TASK BRIEF:
Output the lines exactly, from the one where "Give me the React, TypeScript" appears through the one where "import * as echarts from 'echarts';" appears. Images are left out.

EXCERPTED RECORDS:
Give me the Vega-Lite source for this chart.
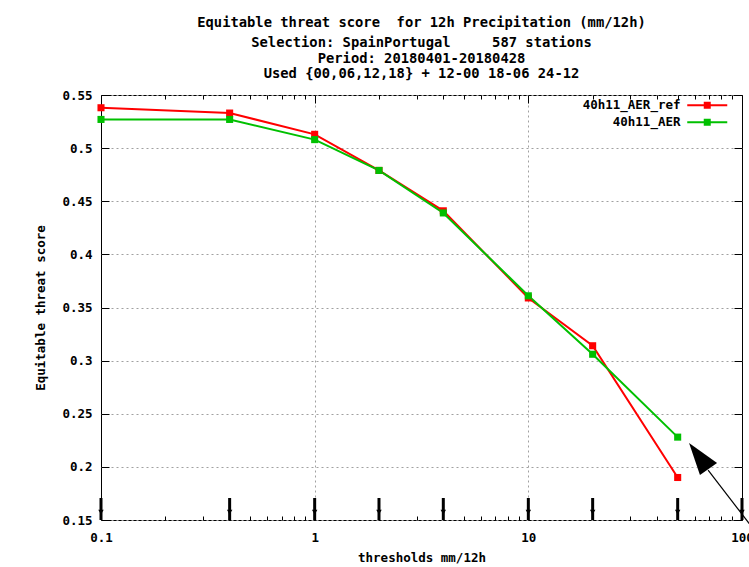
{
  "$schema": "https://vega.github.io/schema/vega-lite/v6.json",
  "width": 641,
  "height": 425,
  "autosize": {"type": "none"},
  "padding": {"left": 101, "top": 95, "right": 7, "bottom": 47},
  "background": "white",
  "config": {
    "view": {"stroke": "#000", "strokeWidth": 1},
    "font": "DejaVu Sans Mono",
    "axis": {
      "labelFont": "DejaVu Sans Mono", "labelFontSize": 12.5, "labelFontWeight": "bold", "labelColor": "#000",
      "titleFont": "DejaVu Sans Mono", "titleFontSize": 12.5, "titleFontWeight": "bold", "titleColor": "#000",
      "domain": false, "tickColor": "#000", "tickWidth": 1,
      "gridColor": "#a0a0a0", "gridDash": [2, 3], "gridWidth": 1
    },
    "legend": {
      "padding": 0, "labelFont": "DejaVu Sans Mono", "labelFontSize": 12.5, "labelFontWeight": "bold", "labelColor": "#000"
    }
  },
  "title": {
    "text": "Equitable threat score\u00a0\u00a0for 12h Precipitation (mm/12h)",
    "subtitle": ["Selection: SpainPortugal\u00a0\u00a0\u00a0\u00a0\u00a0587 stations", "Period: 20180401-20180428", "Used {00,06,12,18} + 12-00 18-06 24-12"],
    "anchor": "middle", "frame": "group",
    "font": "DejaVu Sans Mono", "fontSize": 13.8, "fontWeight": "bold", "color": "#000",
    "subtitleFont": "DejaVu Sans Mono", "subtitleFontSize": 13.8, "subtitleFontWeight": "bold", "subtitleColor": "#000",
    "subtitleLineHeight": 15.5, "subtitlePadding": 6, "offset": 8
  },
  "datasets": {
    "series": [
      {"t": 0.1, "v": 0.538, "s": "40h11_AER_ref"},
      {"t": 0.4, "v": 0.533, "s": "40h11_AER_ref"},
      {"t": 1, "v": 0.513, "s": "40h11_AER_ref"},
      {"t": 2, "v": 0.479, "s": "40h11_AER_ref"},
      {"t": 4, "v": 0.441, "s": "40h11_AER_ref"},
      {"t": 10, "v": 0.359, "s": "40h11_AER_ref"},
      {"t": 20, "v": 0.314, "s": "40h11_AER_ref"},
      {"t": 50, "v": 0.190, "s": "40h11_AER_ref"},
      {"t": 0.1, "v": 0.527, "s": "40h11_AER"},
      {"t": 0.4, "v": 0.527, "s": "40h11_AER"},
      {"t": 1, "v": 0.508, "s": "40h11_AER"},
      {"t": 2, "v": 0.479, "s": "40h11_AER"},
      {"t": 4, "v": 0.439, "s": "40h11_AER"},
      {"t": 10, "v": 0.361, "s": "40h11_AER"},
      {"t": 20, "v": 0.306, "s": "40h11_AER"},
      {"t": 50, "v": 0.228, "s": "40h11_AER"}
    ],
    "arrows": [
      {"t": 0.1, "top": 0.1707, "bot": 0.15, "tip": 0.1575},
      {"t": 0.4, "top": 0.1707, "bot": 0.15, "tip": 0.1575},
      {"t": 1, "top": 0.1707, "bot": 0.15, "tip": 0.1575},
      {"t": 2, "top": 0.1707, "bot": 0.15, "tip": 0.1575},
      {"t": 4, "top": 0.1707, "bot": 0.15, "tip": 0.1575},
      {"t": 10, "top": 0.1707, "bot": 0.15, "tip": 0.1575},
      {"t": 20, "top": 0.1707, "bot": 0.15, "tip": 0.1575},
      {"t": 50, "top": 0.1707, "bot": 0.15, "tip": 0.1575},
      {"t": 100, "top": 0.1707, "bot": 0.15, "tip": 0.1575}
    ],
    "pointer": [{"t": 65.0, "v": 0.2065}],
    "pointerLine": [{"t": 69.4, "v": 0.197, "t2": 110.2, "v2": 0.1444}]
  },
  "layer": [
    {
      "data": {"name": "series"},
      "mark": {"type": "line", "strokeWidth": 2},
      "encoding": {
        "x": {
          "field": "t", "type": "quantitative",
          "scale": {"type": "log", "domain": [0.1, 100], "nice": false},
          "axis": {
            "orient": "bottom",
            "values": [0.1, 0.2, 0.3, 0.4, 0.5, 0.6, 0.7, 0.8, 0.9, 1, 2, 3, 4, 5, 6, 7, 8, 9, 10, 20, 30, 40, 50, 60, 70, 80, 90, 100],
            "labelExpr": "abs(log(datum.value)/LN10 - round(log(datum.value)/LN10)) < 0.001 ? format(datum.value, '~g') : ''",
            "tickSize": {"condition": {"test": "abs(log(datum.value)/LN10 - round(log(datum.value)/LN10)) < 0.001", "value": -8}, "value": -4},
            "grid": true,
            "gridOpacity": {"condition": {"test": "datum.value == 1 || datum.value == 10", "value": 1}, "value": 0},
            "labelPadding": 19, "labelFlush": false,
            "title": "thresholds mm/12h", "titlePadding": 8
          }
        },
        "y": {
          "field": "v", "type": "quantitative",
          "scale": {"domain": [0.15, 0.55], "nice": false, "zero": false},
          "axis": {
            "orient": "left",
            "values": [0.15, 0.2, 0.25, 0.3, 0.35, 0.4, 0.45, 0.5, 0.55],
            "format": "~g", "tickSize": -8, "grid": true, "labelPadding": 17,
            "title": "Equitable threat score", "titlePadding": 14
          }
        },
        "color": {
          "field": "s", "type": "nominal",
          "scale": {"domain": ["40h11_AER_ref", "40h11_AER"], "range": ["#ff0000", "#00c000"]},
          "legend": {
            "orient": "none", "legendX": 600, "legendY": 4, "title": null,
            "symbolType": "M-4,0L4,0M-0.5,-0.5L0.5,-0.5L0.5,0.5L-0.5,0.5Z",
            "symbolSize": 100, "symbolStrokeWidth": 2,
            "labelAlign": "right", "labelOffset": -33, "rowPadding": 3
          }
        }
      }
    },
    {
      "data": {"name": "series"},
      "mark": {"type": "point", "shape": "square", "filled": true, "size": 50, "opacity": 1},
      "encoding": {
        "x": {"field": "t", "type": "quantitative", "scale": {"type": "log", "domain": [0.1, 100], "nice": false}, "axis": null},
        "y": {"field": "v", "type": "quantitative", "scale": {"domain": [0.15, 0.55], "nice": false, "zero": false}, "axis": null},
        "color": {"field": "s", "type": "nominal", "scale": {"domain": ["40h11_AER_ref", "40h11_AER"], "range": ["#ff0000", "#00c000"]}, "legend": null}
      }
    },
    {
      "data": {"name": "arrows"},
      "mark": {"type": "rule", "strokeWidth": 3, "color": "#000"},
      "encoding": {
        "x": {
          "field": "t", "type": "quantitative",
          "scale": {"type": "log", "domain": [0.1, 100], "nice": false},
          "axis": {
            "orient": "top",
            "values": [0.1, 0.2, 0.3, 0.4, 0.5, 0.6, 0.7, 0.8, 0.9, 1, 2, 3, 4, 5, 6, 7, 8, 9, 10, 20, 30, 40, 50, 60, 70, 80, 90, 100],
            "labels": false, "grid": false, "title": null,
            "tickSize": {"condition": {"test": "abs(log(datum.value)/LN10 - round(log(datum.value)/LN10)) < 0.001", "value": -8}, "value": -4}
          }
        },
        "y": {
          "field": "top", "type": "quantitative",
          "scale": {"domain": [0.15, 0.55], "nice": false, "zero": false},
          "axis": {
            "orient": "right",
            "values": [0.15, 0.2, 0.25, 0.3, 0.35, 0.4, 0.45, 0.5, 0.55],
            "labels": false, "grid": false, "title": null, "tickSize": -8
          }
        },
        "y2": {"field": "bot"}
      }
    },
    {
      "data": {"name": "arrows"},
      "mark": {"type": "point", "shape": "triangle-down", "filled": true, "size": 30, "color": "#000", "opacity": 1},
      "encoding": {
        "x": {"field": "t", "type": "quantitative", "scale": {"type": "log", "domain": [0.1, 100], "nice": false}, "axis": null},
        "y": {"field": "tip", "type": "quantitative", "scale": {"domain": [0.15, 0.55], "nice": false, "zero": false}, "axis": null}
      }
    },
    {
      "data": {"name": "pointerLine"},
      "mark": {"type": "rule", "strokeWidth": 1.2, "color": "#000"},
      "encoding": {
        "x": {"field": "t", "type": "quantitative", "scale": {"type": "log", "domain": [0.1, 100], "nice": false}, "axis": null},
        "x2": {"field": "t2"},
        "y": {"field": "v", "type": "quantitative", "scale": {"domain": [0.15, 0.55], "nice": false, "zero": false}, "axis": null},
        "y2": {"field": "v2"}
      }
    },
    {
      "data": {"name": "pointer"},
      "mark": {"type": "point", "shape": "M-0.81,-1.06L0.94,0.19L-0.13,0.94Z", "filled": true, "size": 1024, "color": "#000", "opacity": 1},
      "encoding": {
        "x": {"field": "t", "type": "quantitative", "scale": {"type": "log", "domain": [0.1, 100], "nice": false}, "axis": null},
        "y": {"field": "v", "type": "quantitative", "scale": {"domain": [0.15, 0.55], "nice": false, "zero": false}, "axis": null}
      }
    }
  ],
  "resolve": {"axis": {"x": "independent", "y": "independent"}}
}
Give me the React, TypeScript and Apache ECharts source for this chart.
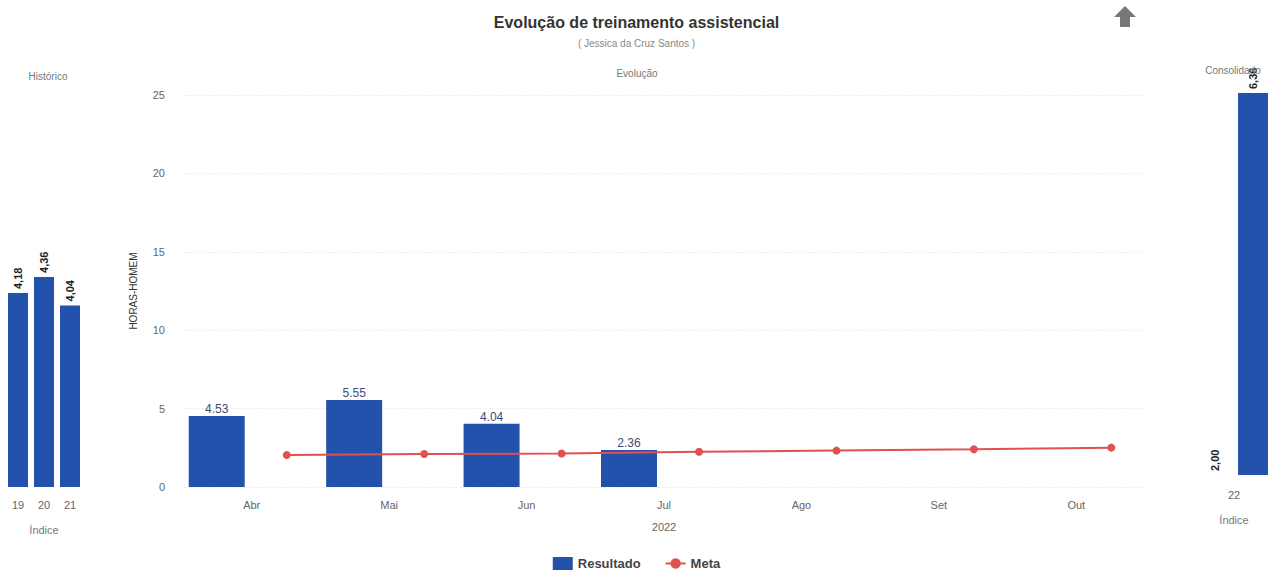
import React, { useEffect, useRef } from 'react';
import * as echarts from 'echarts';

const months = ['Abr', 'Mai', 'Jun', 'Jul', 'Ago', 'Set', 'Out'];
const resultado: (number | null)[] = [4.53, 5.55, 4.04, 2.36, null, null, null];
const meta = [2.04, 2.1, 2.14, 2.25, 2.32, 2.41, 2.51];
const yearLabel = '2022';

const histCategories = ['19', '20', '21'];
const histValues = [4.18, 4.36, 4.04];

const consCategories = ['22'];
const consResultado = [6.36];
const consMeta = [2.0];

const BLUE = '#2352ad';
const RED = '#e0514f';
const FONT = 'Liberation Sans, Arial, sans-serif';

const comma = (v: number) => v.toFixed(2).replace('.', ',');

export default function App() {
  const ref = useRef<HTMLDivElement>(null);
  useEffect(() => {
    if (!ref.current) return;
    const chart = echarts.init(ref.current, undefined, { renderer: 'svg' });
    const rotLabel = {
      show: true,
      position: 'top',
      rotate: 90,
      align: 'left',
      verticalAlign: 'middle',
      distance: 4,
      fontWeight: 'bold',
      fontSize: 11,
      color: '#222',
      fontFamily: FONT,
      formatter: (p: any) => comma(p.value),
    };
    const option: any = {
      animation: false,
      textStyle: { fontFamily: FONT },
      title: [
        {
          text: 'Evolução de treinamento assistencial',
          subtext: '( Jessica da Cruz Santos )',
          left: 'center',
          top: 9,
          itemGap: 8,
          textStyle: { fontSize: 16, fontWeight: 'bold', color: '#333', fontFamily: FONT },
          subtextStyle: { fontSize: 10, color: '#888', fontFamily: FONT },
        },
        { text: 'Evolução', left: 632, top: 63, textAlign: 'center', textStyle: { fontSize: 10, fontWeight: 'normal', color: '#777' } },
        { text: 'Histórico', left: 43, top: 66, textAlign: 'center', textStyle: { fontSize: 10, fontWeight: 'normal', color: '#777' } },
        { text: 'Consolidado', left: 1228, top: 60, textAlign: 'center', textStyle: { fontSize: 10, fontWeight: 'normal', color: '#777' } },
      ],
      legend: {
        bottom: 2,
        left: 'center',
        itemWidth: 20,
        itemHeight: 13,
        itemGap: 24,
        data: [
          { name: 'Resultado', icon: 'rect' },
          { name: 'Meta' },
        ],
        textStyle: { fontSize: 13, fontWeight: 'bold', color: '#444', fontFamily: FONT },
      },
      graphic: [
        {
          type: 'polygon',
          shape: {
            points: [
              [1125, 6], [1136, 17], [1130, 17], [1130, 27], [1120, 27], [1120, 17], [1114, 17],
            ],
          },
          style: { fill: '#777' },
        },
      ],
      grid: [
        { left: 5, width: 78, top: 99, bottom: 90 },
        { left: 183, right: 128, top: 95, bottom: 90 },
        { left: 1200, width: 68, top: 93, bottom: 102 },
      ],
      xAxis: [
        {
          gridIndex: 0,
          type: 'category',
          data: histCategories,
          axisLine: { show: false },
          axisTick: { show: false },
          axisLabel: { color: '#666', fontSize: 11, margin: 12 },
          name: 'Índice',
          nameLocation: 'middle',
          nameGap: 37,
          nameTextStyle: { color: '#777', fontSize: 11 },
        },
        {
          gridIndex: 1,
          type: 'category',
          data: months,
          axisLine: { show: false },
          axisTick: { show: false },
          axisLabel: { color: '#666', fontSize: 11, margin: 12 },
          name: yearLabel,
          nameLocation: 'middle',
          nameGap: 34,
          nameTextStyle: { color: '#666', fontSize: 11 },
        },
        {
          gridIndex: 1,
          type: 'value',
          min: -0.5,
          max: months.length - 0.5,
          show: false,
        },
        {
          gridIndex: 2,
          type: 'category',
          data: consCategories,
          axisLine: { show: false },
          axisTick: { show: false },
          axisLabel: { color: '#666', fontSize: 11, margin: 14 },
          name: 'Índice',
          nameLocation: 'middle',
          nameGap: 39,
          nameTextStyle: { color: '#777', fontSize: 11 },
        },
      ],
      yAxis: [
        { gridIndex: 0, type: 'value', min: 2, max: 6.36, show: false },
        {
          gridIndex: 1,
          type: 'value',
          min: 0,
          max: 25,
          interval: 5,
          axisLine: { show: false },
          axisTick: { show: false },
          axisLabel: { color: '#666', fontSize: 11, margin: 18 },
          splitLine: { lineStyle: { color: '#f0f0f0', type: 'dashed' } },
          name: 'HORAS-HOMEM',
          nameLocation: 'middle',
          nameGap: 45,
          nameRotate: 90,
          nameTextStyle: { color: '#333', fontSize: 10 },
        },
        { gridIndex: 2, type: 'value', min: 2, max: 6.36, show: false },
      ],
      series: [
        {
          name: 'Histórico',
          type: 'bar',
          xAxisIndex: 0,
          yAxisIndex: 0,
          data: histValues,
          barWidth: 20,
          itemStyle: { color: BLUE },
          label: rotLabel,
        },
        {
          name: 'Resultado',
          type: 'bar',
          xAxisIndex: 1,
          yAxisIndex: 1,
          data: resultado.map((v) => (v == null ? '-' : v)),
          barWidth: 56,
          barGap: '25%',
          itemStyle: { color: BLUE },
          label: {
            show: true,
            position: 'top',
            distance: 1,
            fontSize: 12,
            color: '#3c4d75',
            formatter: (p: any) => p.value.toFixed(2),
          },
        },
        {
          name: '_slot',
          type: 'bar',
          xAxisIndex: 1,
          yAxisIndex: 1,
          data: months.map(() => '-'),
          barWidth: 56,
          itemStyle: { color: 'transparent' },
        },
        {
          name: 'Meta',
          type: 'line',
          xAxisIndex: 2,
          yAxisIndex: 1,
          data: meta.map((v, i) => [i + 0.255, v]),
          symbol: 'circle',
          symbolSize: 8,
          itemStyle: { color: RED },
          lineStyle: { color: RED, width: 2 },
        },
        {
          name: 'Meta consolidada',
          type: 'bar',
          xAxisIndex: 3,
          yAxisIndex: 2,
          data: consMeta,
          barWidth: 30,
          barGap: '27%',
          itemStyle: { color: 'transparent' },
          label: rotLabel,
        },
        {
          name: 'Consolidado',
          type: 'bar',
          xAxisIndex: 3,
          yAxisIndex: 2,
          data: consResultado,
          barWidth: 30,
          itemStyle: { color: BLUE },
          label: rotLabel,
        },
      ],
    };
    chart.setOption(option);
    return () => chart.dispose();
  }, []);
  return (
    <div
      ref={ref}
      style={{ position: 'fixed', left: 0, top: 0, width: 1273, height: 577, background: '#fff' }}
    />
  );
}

EXERCISE RESULT:
Give me the React, TypeScript and Apache ECharts source for this chart.
import React, { useEffect, useRef } from 'react';
import * as echarts from 'echarts';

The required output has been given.